逃げ上手の若君
ただ逃げる、それが最強の戦いだ!『逃げ上手の若君』が描く新しい英雄像に震えろ!
もし、昨日までの日常が、信頼していた人の裏切りによって一夜にして灰燼に帰したら。もし、あなたが家族も地位も故郷もすべてを失い、日本中から追われる身となったら――。あなたなら、どうしますか?
今回ご紹介したいマンガ、松井優征先生の『逃げ上手の若君』は、まさにそんな絶望的な問いから始まる物語です。
舞台は鎌倉時代の末期。主人公は、鎌倉幕府を治める北条家の嫡男・北条時行。何不自由なく、蝶よ花よと育てられた、まだ幼い少年です。しかし、彼の平和な毎日は、幕府の重臣であった足利高氏(のちの尊氏)の突然の謀反によって、音を立てて崩れ去ります。
燃え盛る鎌倉の街。目の前で次々と命を落としていく一族。父が最後に遺した言葉は「生き延びて、家名を再興せよ」という悲痛な願いでした。たった一人、郎党に守られながら故郷を脱出した時行を待っていたのは、「国賊」の汚名と、全国に張り巡らされた追手の網。この瞬間から、彼の壮絶な逃避行が幕を開けるのです。
この導入部だけでも胸が苦しくなりますが、『逃げ上手の若君』の本当の面白さはここからです!
主人公は「逃げ」の天才!個性豊かな仲間たち
本作の主人公・北条時行は、武芸も学問も平凡。英雄に求められるようなカリスマ性も持ち合わせていません。しかし彼には、神が与えたとしか思えない、たった一つの才能がありました。それは、誰よりも巧みに、誰よりも華麗に「逃げる」こと! 敵の攻撃を予測し、地形を利用し、人の心理の裏をかく。その逃げっぷりは、もはや芸術の域です。
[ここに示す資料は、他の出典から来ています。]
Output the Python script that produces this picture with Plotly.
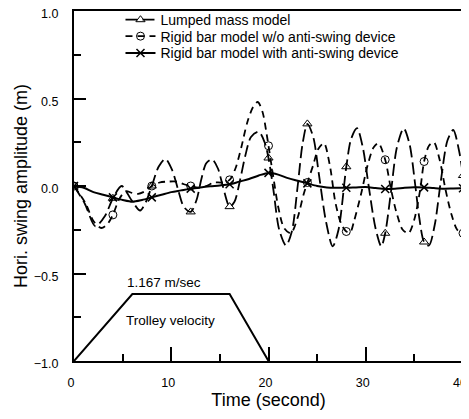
import plotly.graph_objects as go

# ---- data ----
lumped_t = [0, 1.1, 2.2, 3.2, 4, 4.9, 5.9, 6.8, 7.4, 8, 8.7, 9.4, 10.1, 10.7, 11.3, 12, 12.6, 13.1, 13.6, 14.2,
            14.8, 15.3, 16, 16.5, 17.1, 17.6, 18.2, 19.0, 19.6, 20, 20.5, 21.1, 21.8, 22.4, 23.0, 23.5, 24,
            24.6, 25.2, 25.9, 26.6, 27.2, 28, 28.5, 29.1, 29.7, 30.3, 31.0, 31.6, 32, 32.6, 33.2, 33.9, 34.5,
            35.1, 35.5, 36, 36.5, 37.1, 37.7, 38.4, 39.0, 39.6, 40]
lumped_v = [0, -0.10, -0.23, -0.17, -0.07, 0.0, -0.08, -0.14, -0.09, 0.0, 0.11, 0.155, 0.09, -0.02, -0.12, -0.148,
            -0.08, 0.04, 0.13, 0.152, 0.10, 0.0, -0.118, -0.09, 0.04, 0.17, 0.28, 0.31, 0.25, 0.16, -0.02, -0.25,
            -0.34, -0.26, 0.0, 0.24, 0.355, 0.28, 0.06, -0.2, -0.345, -0.25, 0.11, 0.27, 0.33, 0.22, 0.0, -0.24,
            -0.345, -0.27, -0.03, 0.22, 0.33, 0.24, 0.0, -0.18, -0.32, -0.34, -0.22, 0.02, 0.26, 0.32, 0.2, 0.06]

rigid_t = [0, 1.2, 2.0, 2.8, 3.4, 4, 4.6, 5.3, 6.0, 6.6, 7.3, 8, 8.8, 9.6, 10.6, 11.3, 12, 12.8, 13.6, 14.4,
           15.2, 16, 16.6, 17.2, 17.8, 18.4, 18.9, 19.4, 19.8, 20, 20.5, 21.0, 21.6, 22.3, 23.0, 23.6, 24,
           24.6, 25.1, 25.7, 26.3, 26.9, 27.5, 28, 28.4, 28.8, 29.5, 30.2, 30.8, 31.3, 32, 32.6, 33.2, 33.8,
           34.4, 35, 35.6, 36, 36.5, 37, 37.6, 38.2, 38.8, 39.4, 40]
rigid_v = [0, -0.10, -0.20, -0.24, -0.22, -0.165, -0.08, -0.03, -0.04, -0.045, -0.03, 0.0, 0.02, 0.025, 0.025,
           0.01, 0.0, -0.01, 0.0, 0.02, 0.02, 0.035, 0.10, 0.22, 0.36, 0.45, 0.48, 0.42, 0.30, 0.23, 0.05, -0.12,
           -0.24, -0.27, -0.18, -0.05, 0.02, 0.12, 0.21, 0.245, 0.12, -0.10, -0.22, -0.26, -0.265, -0.2, -0.05,
           0.12, 0.22, 0.245, 0.15, -0.02, -0.16, -0.25, -0.27, -0.19, -0.02, 0.14, 0.23, 0.25, 0.15, -0.02,
           -0.16, -0.25, -0.27]

anti_t = list(range(0, 41))
anti_v = [0, -0.01, -0.035, -0.05, -0.065, -0.08, -0.09, -0.08, -0.065, -0.05, -0.035, -0.025, -0.015, -0.008,
          -0.002, 0.003, 0.01, 0.025, 0.04, 0.06, 0.075, 0.065, 0.045, 0.03, 0.015, 0.0, -0.008, -0.01, -0.01,
          -0.008, -0.006, -0.012, -0.017, -0.015, -0.01, -0.007, -0.008, -0.012, -0.015, -0.014, -0.013]

trolley_t = [0, 6, 16, 20]
trolley_level = [-1.0, -0.617, -0.617, -1.0]

marker_every = 4  # markers drawn every 4 s

def mcolors(ts):
    return ['black' if abs(t / marker_every - round(t / marker_every)) < 1e-9 else 'rgba(0,0,0,0)' for t in ts]

fig = go.Figure()

fig.add_trace(go.Scatter(
    x=lumped_t, y=lumped_v, mode='lines+markers', name='Lumped mass model', legend='legend',
    line=dict(color='black', width=1.8, dash='12px,5px', shape='spline', smoothing=0.8),
    marker=dict(symbol='triangle-up-open', size=8, color=mcolors(lumped_t),
                line=dict(width=1, color=mcolors(lumped_t)))))

fig.add_trace(go.Scatter(
    x=rigid_t, y=rigid_v, mode='lines+markers', name='Rigid bar model w/o anti-swing device', legend='legend2',
    line=dict(color='black', width=1.8, dash='7px,5px', shape='spline', smoothing=0.8),
    marker=dict(symbol='circle-open', size=8, color=mcolors(rigid_t),
                line=dict(width=1, color=mcolors(rigid_t)))))

fig.add_trace(go.Scatter(
    x=anti_t, y=anti_v, mode='lines+markers', name='Rigid bar model with anti-swing device', legend='legend3',
    line=dict(color='black', width=2, shape='spline', smoothing=0.8),
    marker=dict(symbol='x-thin-open', size=8, color=mcolors(anti_t),
                line=dict(width=1.5, color=mcolors(anti_t)))))

fig.add_trace(go.Scatter(
    x=trolley_t, y=trolley_level, mode='lines', showlegend=False,
    line=dict(color='black', width=2)))

fig.add_annotation(x=9.3, y=-0.554, xref='x', yref='y', text='1.167 m/sec', showarrow=False,
                   font=dict(size=13.5))
fig.add_annotation(x=9.9, y=-0.766, xref='x', yref='y', text='Trolley velocity', showarrow=False,
                   font=dict(size=13.5))

fig.update_xaxes(range=[0, 40], dtick=10, tick0=0, ticks='inside', ticklen=14, tickwidth=1.5,
                 tickcolor='black', showline=True, linewidth=2, linecolor='black', mirror=True,
                 showgrid=False, zeroline=False, ticklabelstandoff=9, ticklabeloverflow='allow',
                 ticklabelshift=-3,
                 tickfont=dict(size=12.5),
                 minor=dict(dtick=5, ticks='inside', ticklen=7, tickwidth=1.5, tickcolor='black'),
                 title=dict(text='Time (second)', font=dict(size=18), standoff=2))
fig.update_yaxes(range=[-1, 1], dtick=0.5, tick0=0, tickformat='.1f', ticks='inside', ticklen=12,
                 tickwidth=1.5, tickcolor='black', showline=True, linewidth=2, linecolor='black',
                 mirror=True, showgrid=False, zeroline=False, ticklabelstandoff=11, ticklabeloverflow='allow',
                 ticklabelshift=3,
                 tickfont=dict(size=12.5),
                 minor=dict(dtick=0.25, ticks='inside', ticklen=7, tickwidth=1.5, tickcolor='black'),
                 title=dict(text='Hori. swing amplitude (m)', font=dict(size=18), standoff=2))

leg = dict(x=0.1195, xanchor='left', yanchor='middle', bgcolor='rgba(0,0,0,0)',
           font=dict(size=14), tracegroupgap=0)
fig.update_layout(
    width=461, height=403,
    margin=dict(l=66, r=6, t=3, b=50, autoexpand=False),
    font=dict(family='Liberation Sans, Arial, sans-serif', size=12, color='black'),
    plot_bgcolor='white', paper_bgcolor='white',
    legend=dict(leg, y=0.974),
    legend2=dict(leg, y=0.927),
    legend3=dict(leg, y=0.879),
)

fig.write_html('out.html')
そんな時行を支えるのが、信濃国の神官・諏訪頼重。未来が見えると豪語する胡散臭い男ですが、その能力は本物。彼の下に集った、怪力の少年・弧次郎や変装上手の亜也子など、一癖も二癖もある仲間たち「逃若党」との絆も、この物語の大きな魅力です。
「逃げる」は恥じゃない、最強の戦略だ!
私がこの作品に心を鷲掴みにされたのは、まさにこの「逃げる」という行為を、徹底的にポジティブに、そして戦略的に描いている点です。普通、物語の主人公は困難に立ち向かい、敵を打ち破るもの。しかし時行は、勝てない戦いからは、ためらいなく逃げる。それは決して臆病だからではありません。生き延びることこそが、未来を掴むための最も重要な戦いだと知っているからです。
絶望の淵に立たされても、決して希望を捨てず、飄々と、しかし必死に逃げ続ける時行の姿は、「生きる」ことの尊さを私たちに教えてくれます。歴史に基づいた重厚なストーリーでありながら、キャラクターたちの掛け合いはコミカルで読みやすく、歴史に詳しくない人でも夢中になること間違いなしです!
これは単なる歴史マンガではありません。過酷な運命に抗い、仲間と未来を切り拓く、新しい形の英雄譚。あなたも、北条時行の空前絶後の逃避行を、ぜひその目で見届けてみてください!